Although possession of a weapon may be relevant to whether a person is committing a burglary, in this case the knife does not add enough to the other circumstances to create a reasonable suspicion that defendant and his companion were in the process of doing so.
The state also argues that Silvis could order the men out of the truck and seize the knife because of his concern for his safety. That concern gave him no greater authority than any other person would have had. Because he had no basis for an arrest or a stop, his questioning of defendant and his companion was "mere conversation." State v. Warner, 284 Or. 147, 161, 585 P.2d 681 (1978). "Mere conversation" requires no justification, for any other passerby could do the same. It also involves no legitimate show of authority, and it therefore gives an officer no right to exercise any official authority.
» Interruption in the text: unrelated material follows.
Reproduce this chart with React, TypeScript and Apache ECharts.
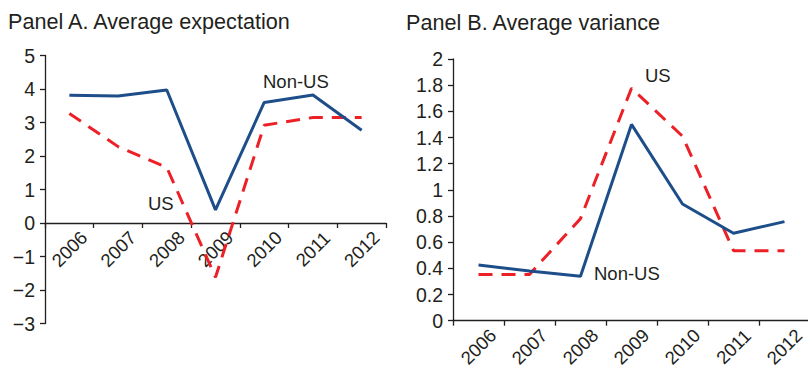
import { useEffect, useRef } from 'react';
import * as echarts from 'echarts';

// Survey years shared by both panels
const years = ['2006', '2007', '2008', '2009', '2010', '2011', '2012'];

// Panel A: average expectation
const expectationNonUS = [3.81, 3.79, 3.97, 0.39, 3.6, 3.82, 2.77];
const expectationUS = [3.27, 2.28, 1.66, -1.62, 2.92, 3.15, 3.15];

// Panel B: average variance
const varianceNonUS = [0.426, 0.38, 0.34, 1.5, 0.892, 0.668, 0.757];
const varianceUS = [0.354, 0.354, 0.78, 1.777, 1.41, 0.535, 0.535];

// Axis ranges
const expectationMin = -3;
const expectationMax = 5;
const expectationStep = 1;
const varianceMin = 0;
const varianceMax = 2;
const varianceStep = 0.2;

const FONT = '"Liberation Sans", Arial, Helvetica, sans-serif';
const INK = '#231f20';
const NAVY = '#1d4e89';
const RED = '#ec2027';

// Panel A plot box; its category axis sits on the zero line
const gridA = { left: 45, top: 55.5, width: 341, height: 268 };
const zeroOffsetA = -(gridA.height * (0 - expectationMin)) / (expectationMax - expectationMin);

export default function App() {
  const ref = useRef<HTMLDivElement>(null);

  useEffect(() => {
    if (!ref.current) return;
    const chart = echarts.init(ref.current, null, { renderer: 'svg' });

    const axisLine = { lineStyle: { color: INK, width: 1.3 } };

    const xAxis = (gridIndex: number, offset: number) => ({
      type: 'category',
      gridIndex,
      data: years,
      boundaryGap: true,
      offset,
      axisLine: { ...axisLine, onZero: false },
      axisTick: { show: true, length: 5, interval: 0, lineStyle: { color: INK, width: 1.3 } },
      axisLabel: {
        color: INK,
        fontFamily: FONT,
        fontSize: 18.5,
        rotate: 45,
        interval: 0,
        margin: 26,
        align: 'center',
        verticalAlign: 'middle',
      },
      splitLine: { show: false },
    });

    const yAxis = (gridIndex: number, min: number, max: number, interval: number) => ({
      type: 'value',
      gridIndex,
      min,
      max,
      interval,
      axisLine: { show: true, ...axisLine },
      axisTick: { show: true, length: 5, lineStyle: { color: INK, width: 1.3 } },
      axisLabel: {
        color: INK,
        fontFamily: FONT,
        fontSize: 19.5,
        margin: 10,
        formatter: (v: number) => {
          const r = parseFloat(v.toFixed(1));
          return r < 0 ? '\u2212' + Math.abs(r) : String(r);
        },
      },
      splitLine: { show: false },
    });

    const line = (
      name: string,
      data: number[],
      axisIndex: number,
      color: string,
      dashed: boolean
    ) => ({
      name,
      type: 'line',
      xAxisIndex: axisIndex,
      yAxisIndex: axisIndex,
      data,
      symbol: 'none',
      silent: true,
      lineStyle: { color, width: 3, type: dashed ? [14, 9] : 'solid', cap: 'butt' },
    });

    const label = (text: string, x: number, y: number, size: number) => ({
      type: 'text',
      x,
      y,
      silent: true,
      style: {
        text,
        fill: INK,
        fontFamily: FONT,
        fontSize: size,
        verticalAlign: 'middle',
      },
    });

    chart.setOption({
      animation: false,
      backgroundColor: '#ffffff',
      grid: [
        { ...gridA, outerBoundsMode: 'none' },
        { left: 453, top: 59, width: 357, height: 261.7, outerBoundsMode: 'none' },
      ],
      xAxis: [xAxis(0, zeroOffsetA), xAxis(1, 0)],
      yAxis: [
        yAxis(0, expectationMin, expectationMax, expectationStep),
        yAxis(1, varianceMin, varianceMax, varianceStep),
      ],
      series: [
        line('US', expectationUS, 0, RED, true),
        line('Non-US', expectationNonUS, 0, NAVY, false),
        line('US', varianceUS, 1, RED, true),
        line('Non-US', varianceNonUS, 1, NAVY, false),
      ],
      graphic: [
        label('Panel A. Average expectation', 8, 21.5, 21.6),
        label('Panel B. Average variance', 406, 22, 21.6),
        label('Non-US', 263, 81.5, 18.5),
        label('US', 148, 203, 18.5),
        label('US', 645, 75.5, 18.5),
        label('Non-US', 594, 273.5, 18.5),
      ],
    });

    return () => chart.dispose();
  }, []);

  return (
    <div
      ref={ref}
      style={{ position: 'absolute', left: 0, top: 0, width: 808, height: 366, background: '#fff' }}
    />
  );
}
Silvis' concern for his safety at a deserted location early in the morning is understandable. However, because he was without authority to compel defendant and his companion to do anything, his only choices were to stay despite his concern or to leave; those are precisely the choices that any curious passerby would have faced. Because he attempted to exercise an authority he did not have, he did not discover the baggie from a position where he had a right to be. His entry into the truck cab violated Article I, section 9, of the Oregon Constitution. The evidence should have been suppressed.
Reversed and remanded for a new trial.